One of my memories from age 5 was learning how to fold a sheet from my oldest sister. I don’t know why that one stuck, but it did! I remember feeling like I had crossed into new territory. I was in charge of something! A sheet, yeah, but it felt so good! I was expected to help now just like the grown-ups in our household.
I want to gift my own kids with the joy that can come with responsibility. The thrill of taking ownership of something and making it better than it was. Doing simple chores around the house provides a perfect platform for growing your kids in responsibility.
Maybe you’ve tried a bunch of online chore charts and reward systems and found they aren’t a good fit for really little children. I have tried some–with limited success. But the tips I keep coming back to are these:
1) Don’t let anyone off the hook.
I’ve got one kid who loves chores and one that loves to sit on the couch. When my firstborn is told to clean, she tornados around the room and picks up most of her toys within five minutes. The problem is my second-born knows if he stalls long enough, he gets out of doing any work.
My favorite solution is to ask Ms. Exuberant to clean until half the toys are put away. Then she can enjoy a toy or book while Mr. Couch Potato finishes the rest. In this way, my firstborn’s hard work gets rewarded and motivates my second-born to pull his own weight when cleaning.
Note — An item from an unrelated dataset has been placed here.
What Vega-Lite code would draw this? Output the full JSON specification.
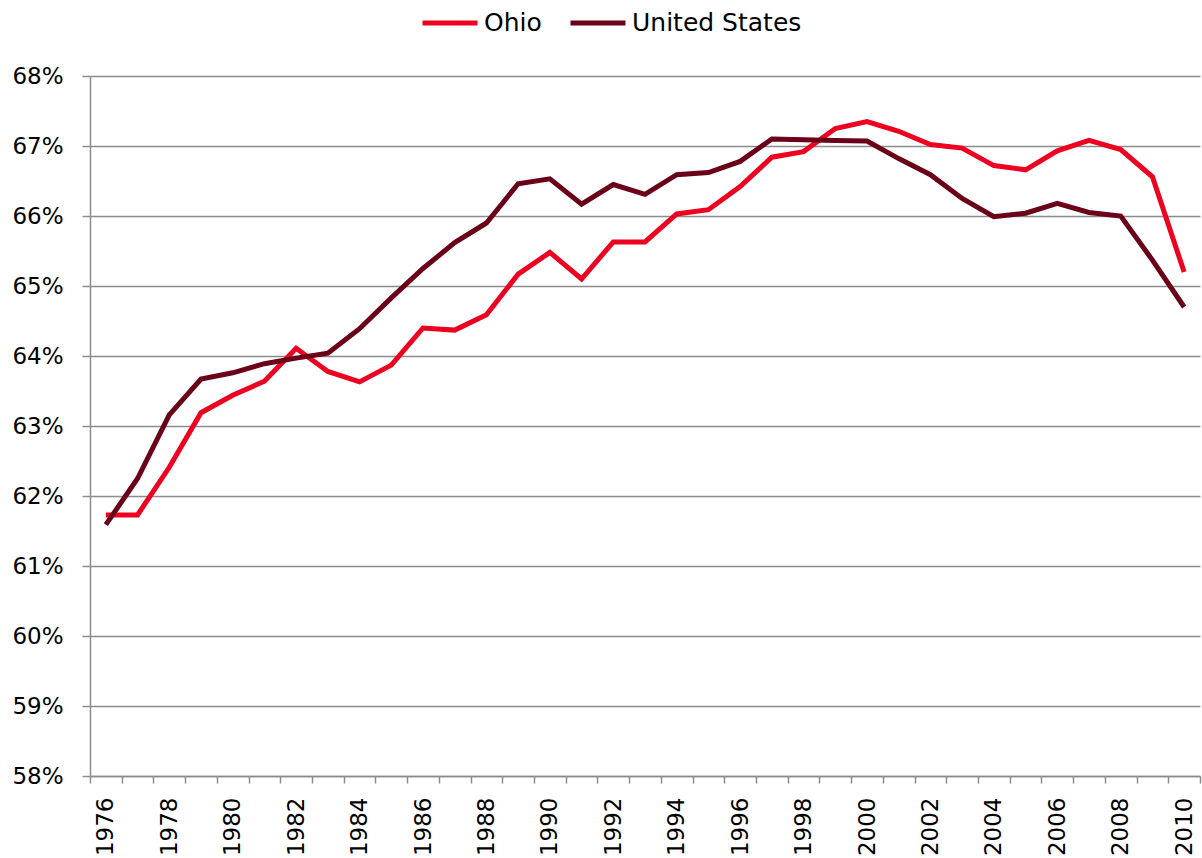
{
  "$schema": "https://vega.github.io/schema/vega-lite/v6.json",
  "width": 1110,
  "height": 700,
  "autosize": {"type": "none"},
  "padding": {"left": 90, "top": 76, "right": 2, "bottom": 82},
  "background": "white",
  "config": {
    "font": "DejaVu Sans",
    "view": {"stroke": null},
    "axis": {"labelFont": "DejaVu Sans", "labelColor": "#000000", "domainColor": "#8c8c8c", "tickColor": "#8c8c8c", "gridColor": "#8c8c8c"}
  },
  "data": {
    "values": [
      {"year": "1976", "series": "Ohio", "rate": 0.6173},
      {"year": "1977", "series": "Ohio", "rate": 0.6173},
      {"year": "1978", "series": "Ohio", "rate": 0.6241},
      {"year": "1979", "series": "Ohio", "rate": 0.6319},
      {"year": "1980", "series": "Ohio", "rate": 0.6344},
      {"year": "1981", "series": "Ohio", "rate": 0.6364},
      {"year": "1982", "series": "Ohio", "rate": 0.6411},
      {"year": "1983", "series": "Ohio", "rate": 0.6378},
      {"year": "1984", "series": "Ohio", "rate": 0.6363},
      {"year": "1985", "series": "Ohio", "rate": 0.6387},
      {"year": "1986", "series": "Ohio", "rate": 0.6440},
      {"year": "1987", "series": "Ohio", "rate": 0.6437},
      {"year": "1988", "series": "Ohio", "rate": 0.6459},
      {"year": "1989", "series": "Ohio", "rate": 0.6517},
      {"year": "1990", "series": "Ohio", "rate": 0.6548},
      {"year": "1991", "series": "Ohio", "rate": 0.6510},
      {"year": "1992", "series": "Ohio", "rate": 0.6563},
      {"year": "1993", "series": "Ohio", "rate": 0.6563},
      {"year": "1994", "series": "Ohio", "rate": 0.6603},
      {"year": "1995", "series": "Ohio", "rate": 0.6609},
      {"year": "1996", "series": "Ohio", "rate": 0.6642},
      {"year": "1997", "series": "Ohio", "rate": 0.6684},
      {"year": "1998", "series": "Ohio", "rate": 0.6692},
      {"year": "1999", "series": "Ohio", "rate": 0.6725},
      {"year": "2000", "series": "Ohio", "rate": 0.6735},
      {"year": "2001", "series": "Ohio", "rate": 0.6721},
      {"year": "2002", "series": "Ohio", "rate": 0.6702},
      {"year": "2003", "series": "Ohio", "rate": 0.6697},
      {"year": "2004", "series": "Ohio", "rate": 0.6672},
      {"year": "2005", "series": "Ohio", "rate": 0.6666},
      {"year": "2006", "series": "Ohio", "rate": 0.6693},
      {"year": "2007", "series": "Ohio", "rate": 0.6708},
      {"year": "2008", "series": "Ohio", "rate": 0.6695},
      {"year": "2009", "series": "Ohio", "rate": 0.6656},
      {"year": "2010", "series": "Ohio", "rate": 0.6520},
      {"year": "1976", "series": "United States", "rate": 0.6159},
      {"year": "1977", "series": "United States", "rate": 0.6225},
      {"year": "1978", "series": "United States", "rate": 0.6316},
      {"year": "1979", "series": "United States", "rate": 0.6367},
      {"year": "1980", "series": "United States", "rate": 0.6376},
      {"year": "1981", "series": "United States", "rate": 0.6389},
      {"year": "1982", "series": "United States", "rate": 0.6397},
      {"year": "1983", "series": "United States", "rate": 0.6404},
      {"year": "1984", "series": "United States", "rate": 0.6439},
      {"year": "1985", "series": "United States", "rate": 0.6483},
      {"year": "1986", "series": "United States", "rate": 0.6525},
      {"year": "1987", "series": "United States", "rate": 0.6562},
      {"year": "1988", "series": "United States", "rate": 0.6590},
      {"year": "1989", "series": "United States", "rate": 0.6646},
      {"year": "1990", "series": "United States", "rate": 0.6653},
      {"year": "1991", "series": "United States", "rate": 0.6617},
      {"year": "1992", "series": "United States", "rate": 0.6645},
      {"year": "1993", "series": "United States", "rate": 0.6631},
      {"year": "1994", "series": "United States", "rate": 0.6659},
      {"year": "1995", "series": "United States", "rate": 0.6662},
      {"year": "1996", "series": "United States", "rate": 0.6678},
      {"year": "1997", "series": "United States", "rate": 0.6710},
      {"year": "1998", "series": "United States", "rate": 0.6709},
      {"year": "1999", "series": "United States", "rate": 0.6708},
      {"year": "2000", "series": "United States", "rate": 0.6707},
      {"year": "2001", "series": "United States", "rate": 0.6682},
      {"year": "2002", "series": "United States", "rate": 0.6659},
      {"year": "2003", "series": "United States", "rate": 0.6625},
      {"year": "2004", "series": "United States", "rate": 0.6599},
      {"year": "2005", "series": "United States", "rate": 0.6604},
      {"year": "2006", "series": "United States", "rate": 0.6618},
      {"year": "2007", "series": "United States", "rate": 0.6605},
      {"year": "2008", "series": "United States", "rate": 0.6600},
      {"year": "2009", "series": "United States", "rate": 0.6537},
      {"year": "2010", "series": "United States", "rate": 0.6470}
    ]
  },
  "mark": {"type": "line", "strokeWidth": 5, "strokeJoin": "miter"},
  "encoding": {
    "x": {
      "field": "year",
      "type": "ordinal",
      "scale": {"paddingInner": 0, "paddingOuter": 0},
      "axis": {
        "title": null,
        "tickBand": "extent",
        "ticks": true,
        "tickSize": 7,
        "tickWidth": 1.5,
        "domainWidth": 1.5,
        "grid": false,
        "labelAngle": -90,
        "labelAlign": "right",
        "labelBaseline": "middle",
        "labelFontSize": 23,
        "labelPadding": 14,
        "labelOverlap": false,
        "labelExpr": "toNumber(datum.value) % 2 == 0 ? datum.value : ''"
      }
    },
    "y": {
      "field": "rate",
      "type": "quantitative",
      "scale": {"domain": [0.58, 0.68], "nice": false, "zero": false},
      "axis": {
        "title": null,
        "format": ".0%",
        "values": [0.58, 0.59, 0.60, 0.61, 0.62, 0.63, 0.64, 0.65, 0.66, 0.67, 0.68],
        "grid": true,
        "gridWidth": 1.5,
        "domainWidth": 1.5,
        "tickWidth": 1.5,
        "tickSize": 8,
        "labelFontSize": 23,
        "labelPadding": 19,
        "labelOverlap": false
      }
    },
    "color": {
      "field": "series",
      "type": "nominal",
      "scale": {"domain": ["Ohio", "United States"], "range": ["#EE0020", "#6B0019"]},
      "legend": {
        "title": null,
        "orient": "none",
        "direction": "horizontal",
        "legendX": 330,
        "legendY": -83,
        "symbolType": "stroke",
        "symbolSize": 3025,
        "symbolStrokeWidth": 5,
        "labelFontSize": 25,
        "labelFont": "DejaVu Sans",
        "labelColor": "#000000",
        "labelOffset": 4,
        "labelLimit": 400,
        "columnPadding": 18
      }
    }
  }
}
2) Help them connect their choices with the effects that come later.
I have asked my preschoolers to put their stickers in one particular place. That place is their dresser in their room where Mama doesn’t have to see it every time she walks in the front door.
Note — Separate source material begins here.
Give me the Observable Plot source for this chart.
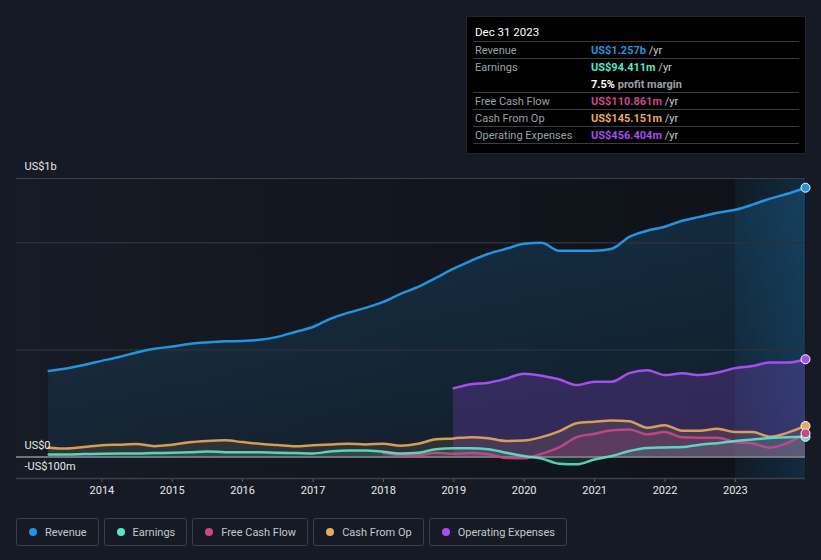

But, guess what? I find Elsa and Winnie the Pooh all over the floor at very inconvenient times… like when I’m ready to mop. I’ve tried reprimanding and making them clean up before. It results in cold mop water and grumpy children.
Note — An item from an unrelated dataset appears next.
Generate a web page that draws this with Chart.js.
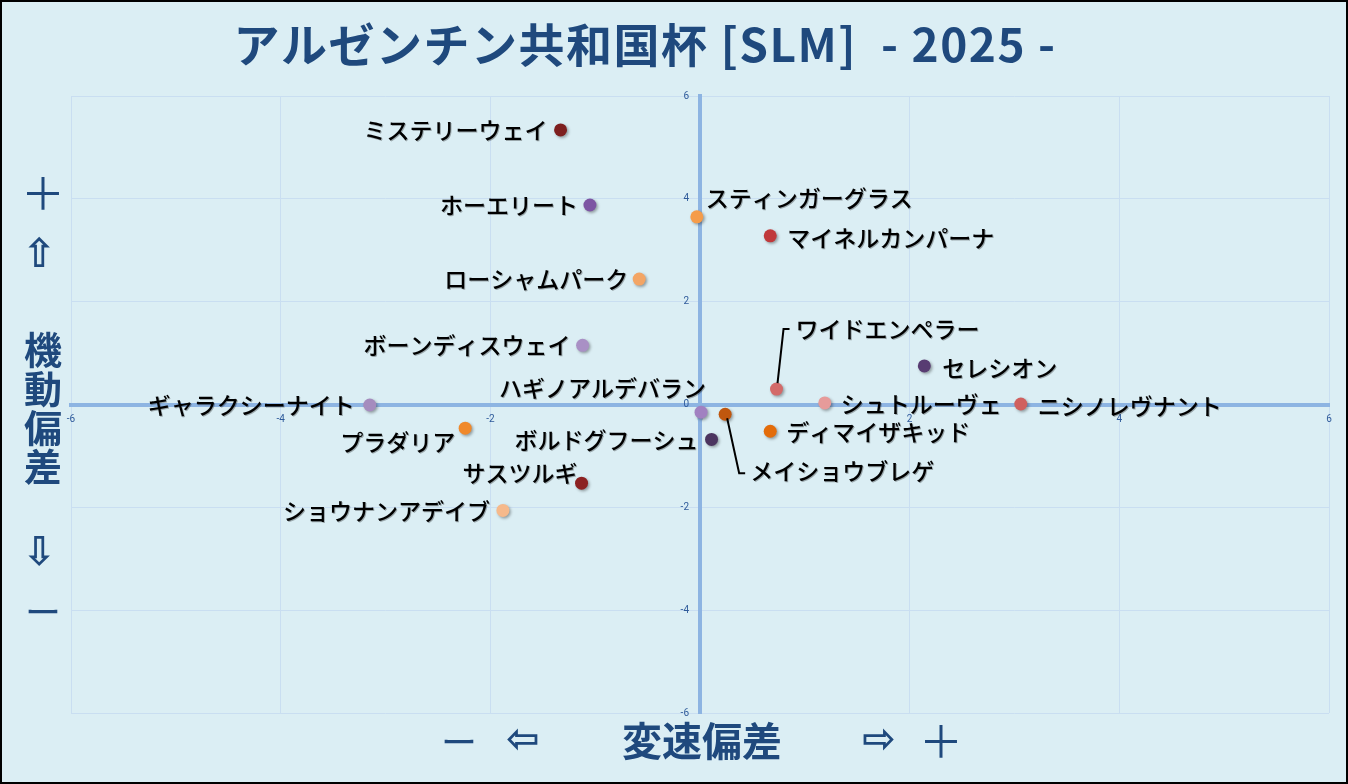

So now I’ve learned to pass out pieces of scrap paper to each child and ask them to go on a sticker treasure hunt. The person with the most stickers on their sheet at the end gets to mop the room of their choice. (This is something the two oldest fight over every week anyway.)
Mopping can proceed almost instantly and the kids are delighted to make a game out of it.
And the latest update is they’ve gotten tired of this game and have stopped putting stickers on the floor.
3) Make your expectations clear.
This tip comes from Kim Brenneman’s book, Large Family Logistics: Post laminated pictures of what you want the clean room to look like so your toddler knows exactly what goes where. He doesn’t have to ask you or read to know where things go!
4) Make it enjoyable.
You don’t have to sing like Julia Roberts or shell out expensive rewards to have fun while cleaning. Make a cleaning playlist with your kid’s favorite songs so they look forward to cleaning with you!
5) Keep it special.
My daughter didn’t like dusting until we started using Norwex’s dusting mitt. She seems to enjoy having something all to herself that only gets used at a certain time.
If you’re having trouble with a kid and one certain chore, see if there’s an area where he can take ownership. Maybe he can pick out the color or use a special product as long as it’s safe!
6) Encourage the direction.
I have one list of age-appropriate chores that each child is expected to do. But because I want to encourage them to go beyond what I’ve asked, they can also ask me for bonus chores throughout the week. These chores are one-time tasks they can complete for a small amount of money. I tell them what the chore is and how much money they’ll get. Then they can decide if they want to do it or not.
I hope these cleaning tips prove helpful to you! Let me know any that have worked well for you!